Let $\Sigma$ will be signature (language). Structure $A$ has property $F$ over $\Sigma$ if for each two terms $s,t$ over $\Sigma$ with one free variable $x$ (both can have only one free variable $x$), set of elements $a\in A$ satisfying $(A, x:a) \models t = s$ is either finite or is $A$. For example, $\langle \mathbb{R}, +, *, 1\rangle$ has a property $F$. Show that
(a) If $\Sigma$ contains only one-argument function $f$ then there is no $\Delta$ over $\Sigma$ such that such that $A\models \Delta$ iff $A$ has property $F$.
(b) If $\Sigma$ contains only relations and constants then exists $\Delta$ over $\Sigma$ such that $\Delta\models A$ iff $A$ has property $F$.
(a)
First of all, what about form of terms ?
$x, f(x), f(f(x)),...$
Let suppose that such $\Delta$ exists. Let $\Delta' = \Delta \cup \{c_i = f(c_{i})|i\in \mathbb{N}\}\cup \{f(d_i) \not = d_i | i\in\mathbb{N}\}$ where $c_i,d_i$ are added constants. Lets consider any finite subset of $\Delta'$. It is satisfied because only finite number of constants $c$ - it is the number of solutions each equation $s=t$. For other arguments we can force that $f(x)\neq x$.
Obvously, $\Delta'$ is not satisfied because there exists infinitely many solutions - thanks to the fact that we have infinitely many constants $c$. Moreover, set of solution is not entire universum - thanks to constans $d$. Now, I can see that it is sufficient only one constant $d$.
(b)First of all, what about form of terms ?

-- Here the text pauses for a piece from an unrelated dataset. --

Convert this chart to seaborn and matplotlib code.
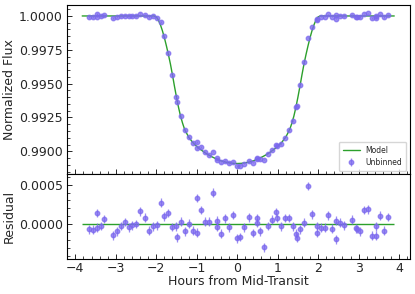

$1, 2, 2, 0, x$ I am not sure if I correctly understand terms, but terms can only contains functions, free variables, and constants (in real 0-arg functions). Relations - we understand difference between function and relation, henec I can't see a sense relation in term. So $t=s$ with only constants:
$3 = 3$, $3 = 5 $
These two cases are ok - in first entire $A$ states solution. In second set of solution is empty, hence finite.
Am I ok ?